[Lines of data]
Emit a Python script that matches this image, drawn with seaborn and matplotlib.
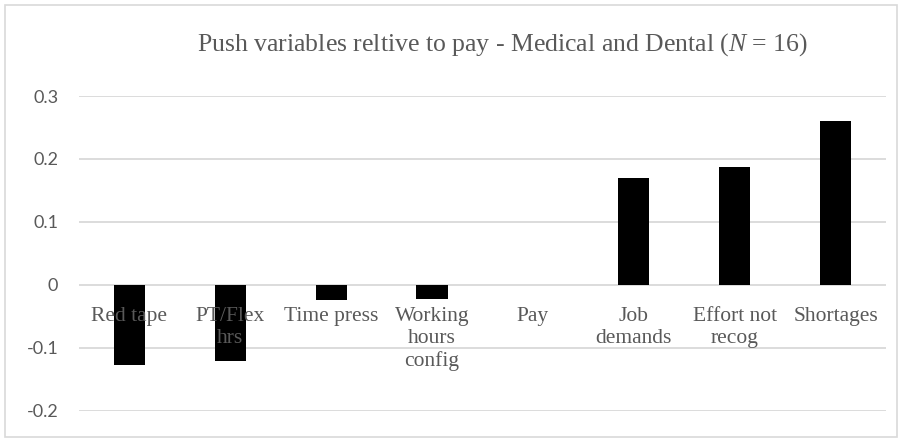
import matplotlib
matplotlib.use("Agg")
import matplotlib.pyplot as plt
import matplotlib.transforms as mtransforms
from matplotlib.patches import Rectangle
import seaborn as sns

sns.set_theme(style="white")
plt.rcParams['mathtext.fontset'] = 'custom'
plt.rcParams['mathtext.rm'] = 'Liberation Serif'
plt.rcParams['mathtext.it'] = 'Liberation Serif:italic'

# values
categories = ['Red tape', 'PT/Flex\nhrs', 'Time press', 'Working\nhours\nconfig',
              'Pay', 'Job\ndemands', 'Effort not\nrecog', 'Shortages']
values = [-0.128, -0.122, -0.024, -0.022, 0.0, 0.169, 0.187, 0.261]
yticks = [-0.2, -0.1, 0, 0.1, 0.2, 0.3]
ytick_labels = ['-0.2', '-0.1', '0', '0.1', '0.2', '0.3']

grey_txt = '#595959'
grid_col = '#d9d9d9'

fig = plt.figure(figsize=(9.02, 4.4), dpi=100)
ax = fig.add_axes([79 / 902, 29.5 / 440, 807 / 902, 314.5 / 440])

sns.barplot(x=categories, y=values, color='black', width=0.31,
            linewidth=0, saturation=1, ax=ax, zorder=2)

ax.set_ylim(-0.2, 0.3)
ax.set_xlim(-0.5, len(categories) - 0.5)
ax.set_yticks(yticks)
ax.set_yticklabels(ytick_labels, fontfamily='Lato', fontsize=13, color=grey_txt)
ax.tick_params(axis='y', length=0, pad=15)
ax.set_xticks([])
ax.set_xlabel('')
ax.set_ylabel('')
for yv in yticks:
    ax.axhline(yv, color=grid_col, lw=1.3, zorder=0)
for s in ax.spines.values():
    s.set_visible(False)

# category labels sit just under the zero line, drawn over the bars
trans = mtransforms.offset_copy(ax.transData, fig=fig, x=0, y=-16, units='points')
for i, lab in enumerate(categories):
    ax.text(i, 0, lab, transform=trans, ha='center', va='top', multialignment='center',
            fontfamily='Liberation Serif', fontsize=15.5, color=grey_txt,
            linespacing=1.2, zorder=5)

fig.text(502 / 902, 1 - 45 / 440,
         r'Push variables reltive to pay - Medical and Dental ($\mathit{N}$ = 16)',
         ha='center', va='center', fontfamily='Liberation Serif', fontsize=18.5,
         color=grey_txt)

# light chart border
fig.patches.append(Rectangle((5 / 902, 3 / 440), 892 / 902, 432 / 440,
                             transform=fig.transFigure, fill=False,
                             edgecolor='#d9d9d9', lw=1.2))

fig.savefig('out.png', dpi=100, facecolor='white')
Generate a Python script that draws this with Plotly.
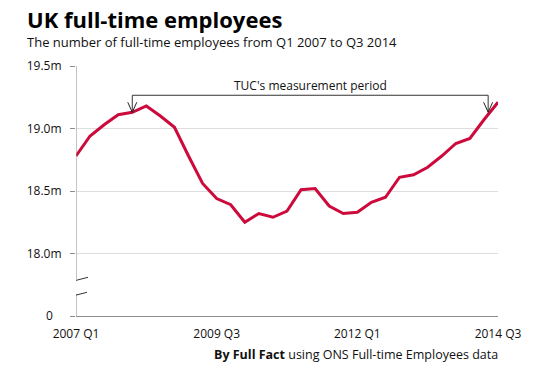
import plotly.graph_objects as go

# ---- data ----
years = [2007, 2008, 2009, 2010, 2011, 2012, 2013, 2014]
quarters = [f"{y} Q{q}" for y in years for q in (1, 2, 3, 4)][:31]  # 2007 Q1 .. 2014 Q3

employees_m = [
    18.78, 18.94, 19.03, 19.11, 19.13, 19.18, 19.10, 19.01,
    18.78, 18.56, 18.44, 18.39, 18.25, 18.32, 18.29, 18.34,
    18.51, 18.52, 18.38, 18.32, 18.33, 18.41, 18.45, 18.61,
    18.63, 18.69, 18.78, 18.88, 18.92, 19.07, 19.21,
]

x_tick_labels = ["2007 Q1", "2009 Q3", "2012 Q1", "2014 Q3"]
y_tick_vals = [17.5, 18.0, 18.5, 19.0, 19.5]
y_tick_text = ["0\u2007\u2009", "18.0m", "18.5m", "19.0m", "19.5m"]

# annotation bracket (TUC's measurement period)
period_start_idx = 4      # 2008 Q1
period_end_idx = 29.3     # ~2014 Q2
bracket_level = 19.266
arrow_tip_level = 19.13

# axis break (between 0 and 18.0m)
break_low, break_high = 17.676, 17.796

RED = "#cc0a3c"
AXIS = "#8c8c8c"
GRID = "#dddddd"
TXT = "#111111"
FONT = "Open Sans"

x_idx = list(range(len(quarters)))
x_tick_vals = [quarters.index(l) for l in x_tick_labels]

fig = go.Figure()
fig.add_trace(go.Scatter(
    x=x_idx, y=employees_m, mode="lines",
    line=dict(color=RED, width=3), hoverinfo="skip", showlegend=False,
))

# bracket
fig.add_trace(go.Scatter(
    x=[period_start_idx, period_start_idx, period_end_idx, period_end_idx],
    y=[arrow_tip_level, bracket_level, bracket_level, arrow_tip_level],
    mode="lines", line=dict(color="#333333", width=1),
    hoverinfo="skip", showlegend=False,
))

shapes = []
# open arrowheads (pixel-sized V shapes anchored at the tips)
for xi in (period_start_idx, period_end_idx):
    shapes.append(dict(
        type="path", xref="x", yref="y",
        xsizemode="pixel", ysizemode="pixel",
        xanchor=xi, yanchor=arrow_tip_level,
        path="M-4.5,10 L0,0 L4.5,10",
        line=dict(color="#222222", width=1),
    ))

# y-axis line with a break
shapes.append(dict(type="line", xref="x", yref="y", x0=0, x1=0, y0=break_high, y1=19.5,
                   line=dict(color=AXIS, width=1)))
shapes.append(dict(type="line", xref="x", yref="y", x0=0, x1=0, y0=17.5, y1=break_low,
                   line=dict(color=AXIS, width=1)))
# break slashes
brk_mid = (break_low + break_high) / 2
for p in ("M-10.3,3.5 L12,9.2", "M-11.3,-11.5 L11,-5.8"):
    shapes.append(dict(
        type="path", xref="x", yref="y",
        xsizemode="pixel", ysizemode="pixel",
        xanchor=0, yanchor=brk_mid, path=p,
        line=dict(color="#333333", width=1),
    ))

annotations = [
    dict(text="UK full-time employees", xref="paper", yref="paper",
         x=-0.1209, y=1.19, xanchor="left", yanchor="middle", showarrow=False,
         font=dict(family=FONT, size=22, color="#000000", weight="bold")),
    dict(text="The number of full-time employees from Q1 2007 to Q3 2014",
         xref="paper", yref="paper", x=-0.1209, y=1.097,
         xanchor="left", yanchor="middle", showarrow=False,
         font=dict(family=FONT, size=13, color=TXT)),
    dict(text="<b>By Full Fact</b> using ONS Full-time Employees data",
         xref="paper", yref="paper", x=1.0047, y=-0.154,
         xanchor="right", yanchor="middle", showarrow=False,
         font=dict(family=FONT, size=12.5, color=TXT)),
    dict(text="TUC's measurement period", xref="x", yref="y",
         x=(period_start_idx + period_end_idx) / 2, y=bracket_level,
         xanchor="center", yanchor="bottom", yshift=-1, showarrow=False,
         font=dict(family=FONT, size=12, color=TXT)),
]

# the page body adds an 8px offset, so the figure is 8px smaller on each axis
fig.update_layout(
    template="none",
    width=532, height=360,
    margin=dict(l=68, r=42, t=58, b=52, autoexpand=False),
    paper_bgcolor="white", plot_bgcolor="white",
    font=dict(family=FONT, size=12, color=TXT),
    shapes=shapes, annotations=annotations,
    xaxis=dict(
        range=[0, 30], automargin=False,
        tickmode="array", tickvals=x_tick_vals, ticktext=x_tick_labels,
        showgrid=False, zeroline=False,
        showline=True, linecolor=AXIS, linewidth=1,
        ticks="", ticklabelstandoff=7, tickfont=dict(size=12, color=TXT),
    ),
    yaxis=dict(
        range=[17.5, 19.5], automargin=False, tickmode="array",
        tickvals=y_tick_vals, ticktext=y_tick_text,
        showgrid=True, gridcolor=GRID, gridwidth=1, zeroline=False,
        showline=False, ticks="outside", ticklen=5, tickcolor=AXIS,
        ticklabelstandoff=6, tickfont=dict(size=12, color=TXT),
    ),
)

fig.write_html("out.html")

* _TASK TO COMPLETE_
Skip the images and write out the rest of the listing exactly.

* _REPLY_
Emit a Python script that matches this image, drawn with seaborn and matplotlib.
import matplotlib
matplotlib.use("Agg")
import matplotlib.pyplot as plt
import matplotlib.transforms as mtransforms
from matplotlib.patches import Rectangle
import seaborn as sns

sns.set_theme(style="white")
plt.rcParams['mathtext.fontset'] = 'custom'
plt.rcParams['mathtext.rm'] = 'Liberation Serif'
plt.rcParams['mathtext.it'] = 'Liberation Serif:italic'

# values
categories = ['Red tape', 'PT/Flex\nhrs', 'Time press', 'Working\nhours\nconfig',
              'Pay', 'Job\ndemands', 'Effort not\nrecog', 'Shortages']
values = [-0.128, -0.122, -0.024, -0.022, 0.0, 0.169, 0.187, 0.261]
yticks = [-0.2, -0.1, 0, 0.1, 0.2, 0.3]
ytick_labels = ['-0.2', '-0.1', '0', '0.1', '0.2', '0.3']

grey_txt = '#595959'
grid_col = '#d9d9d9'

fig = plt.figure(figsize=(9.02, 4.4), dpi=100)
ax = fig.add_axes([79 / 902, 29.5 / 440, 807 / 902, 314.5 / 440])

sns.barplot(x=categories, y=values, color='black', width=0.31,
            linewidth=0, saturation=1, ax=ax, zorder=2)

ax.set_ylim(-0.2, 0.3)
ax.set_xlim(-0.5, len(categories) - 0.5)
ax.set_yticks(yticks)
ax.set_yticklabels(ytick_labels, fontfamily='Lato', fontsize=13, color=grey_txt)
ax.tick_params(axis='y', length=0, pad=15)
ax.set_xticks([])
ax.set_xlabel('')
ax.set_ylabel('')
for yv in yticks:
    ax.axhline(yv, color=grid_col, lw=1.3, zorder=0)
for s in ax.spines.values():
    s.set_visible(False)

# category labels sit just under the zero line, drawn over the bars
trans = mtransforms.offset_copy(ax.transData, fig=fig, x=0, y=-16, units='points')
for i, lab in enumerate(categories):
    ax.text(i, 0, lab, transform=trans, ha='center', va='top', multialignment='center',
            fontfamily='Liberation Serif', fontsize=15.5, color=grey_txt,
            linespacing=1.2, zorder=5)

fig.text(502 / 902, 1 - 45 / 440,
         r'Push variables reltive to pay - Medical and Dental ($\mathit{N}$ = 16)',
         ha='center', va='center', fontfamily='Liberation Serif', fontsize=18.5,
         color=grey_txt)

# light chart border
fig.patches.append(Rectangle((5 / 902, 3 / 440), 892 / 902, 432 / 440,
                             transform=fig.transFigure, fill=False,
                             edgecolor='#d9d9d9', lw=1.2))

fig.savefig('out.png', dpi=100, facecolor='white')
Generate a Python script that draws this with Plotly.
import plotly.graph_objects as go

# ---- data ----
years = [2007, 2008, 2009, 2010, 2011, 2012, 2013, 2014]
quarters = [f"{y} Q{q}" for y in years for q in (1, 2, 3, 4)][:31]  # 2007 Q1 .. 2014 Q3

employees_m = [
    18.78, 18.94, 19.03, 19.11, 19.13, 19.18, 19.10, 19.01,
    18.78, 18.56, 18.44, 18.39, 18.25, 18.32, 18.29, 18.34,
    18.51, 18.52, 18.38, 18.32, 18.33, 18.41, 18.45, 18.61,
    18.63, 18.69, 18.78, 18.88, 18.92, 19.07, 19.21,
]

x_tick_labels = ["2007 Q1", "2009 Q3", "2012 Q1", "2014 Q3"]
y_tick_vals = [17.5, 18.0, 18.5, 19.0, 19.5]
y_tick_text = ["0\u2007\u2009", "18.0m", "18.5m", "19.0m", "19.5m"]

# annotation bracket (TUC's measurement period)
period_start_idx = 4      # 2008 Q1
period_end_idx = 29.3     # ~2014 Q2
bracket_level = 19.266
arrow_tip_level = 19.13

# axis break (between 0 and 18.0m)
break_low, break_high = 17.676, 17.796

RED = "#cc0a3c"
AXIS = "#8c8c8c"
GRID = "#dddddd"
TXT = "#111111"
FONT = "Open Sans"

x_idx = list(range(len(quarters)))
x_tick_vals = [quarters.index(l) for l in x_tick_labels]

fig = go.Figure()
fig.add_trace(go.Scatter(
    x=x_idx, y=employees_m, mode="lines",
    line=dict(color=RED, width=3), hoverinfo="skip", showlegend=False,
))

# bracket
fig.add_trace(go.Scatter(
    x=[period_start_idx, period_start_idx, period_end_idx, period_end_idx],
    y=[arrow_tip_level, bracket_level, bracket_level, arrow_tip_level],
    mode="lines", line=dict(color="#333333", width=1),
    hoverinfo="skip", showlegend=False,
))

shapes = []
# open arrowheads (pixel-sized V shapes anchored at the tips)
for xi in (period_start_idx, period_end_idx):
    shapes.append(dict(
        type="path", xref="x", yref="y",
        xsizemode="pixel", ysizemode="pixel",
        xanchor=xi, yanchor=arrow_tip_level,
        path="M-4.5,10 L0,0 L4.5,10",
        line=dict(color="#222222", width=1),
    ))

# y-axis line with a break
shapes.append(dict(type="line", xref="x", yref="y", x0=0, x1=0, y0=break_high, y1=19.5,
                   line=dict(color=AXIS, width=1)))
shapes.append(dict(type="line", xref="x", yref="y", x0=0, x1=0, y0=17.5, y1=break_low,
                   line=dict(color=AXIS, width=1)))
# break slashes
brk_mid = (break_low + break_high) / 2
for p in ("M-10.3,3.5 L12,9.2", "M-11.3,-11.5 L11,-5.8"):
    shapes.append(dict(
        type="path", xref="x", yref="y",
        xsizemode="pixel", ysizemode="pixel",
        xanchor=0, yanchor=brk_mid, path=p,
        line=dict(color="#333333", width=1),
    ))

annotations = [
    dict(text="UK full-time employees", xref="paper", yref="paper",
         x=-0.1209, y=1.19, xanchor="left", yanchor="middle", showarrow=False,
         font=dict(family=FONT, size=22, color="#000000", weight="bold")),
    dict(text="The number of full-time employees from Q1 2007 to Q3 2014",
         xref="paper", yref="paper", x=-0.1209, y=1.097,
         xanchor="left", yanchor="middle", showarrow=False,
         font=dict(family=FONT, size=13, color=TXT)),
    dict(text="<b>By Full Fact</b> using ONS Full-time Employees data",
         xref="paper", yref="paper", x=1.0047, y=-0.154,
         xanchor="right", yanchor="middle", showarrow=False,
         font=dict(family=FONT, size=12.5, color=TXT)),
    dict(text="TUC's measurement period", xref="x", yref="y",
         x=(period_start_idx + period_end_idx) / 2, y=bracket_level,
         xanchor="center", yanchor="bottom", yshift=-1, showarrow=False,
         font=dict(family=FONT, size=12, color=TXT)),
]

# the page body adds an 8px offset, so the figure is 8px smaller on each axis
fig.update_layout(
    template="none",
    width=532, height=360,
    margin=dict(l=68, r=42, t=58, b=52, autoexpand=False),
    paper_bgcolor="white", plot_bgcolor="white",
    font=dict(family=FONT, size=12, color=TXT),
    shapes=shapes, annotations=annotations,
    xaxis=dict(
        range=[0, 30], automargin=False,
        tickmode="array", tickvals=x_tick_vals, ticktext=x_tick_labels,
        showgrid=False, zeroline=False,
        showline=True, linecolor=AXIS, linewidth=1,
        ticks="", ticklabelstandoff=7, tickfont=dict(size=12, color=TXT),
    ),
    yaxis=dict(
        range=[17.5, 19.5], automargin=False, tickmode="array",
        tickvals=y_tick_vals, ticktext=y_tick_text,
        showgrid=True, gridcolor=GRID, gridwidth=1, zeroline=False,
        showline=False, ticks="outside", ticklen=5, tickcolor=AXIS,
        ticklabelstandoff=6, tickfont=dict(size=12, color=TXT),
    ),
)

fig.write_html("out.html")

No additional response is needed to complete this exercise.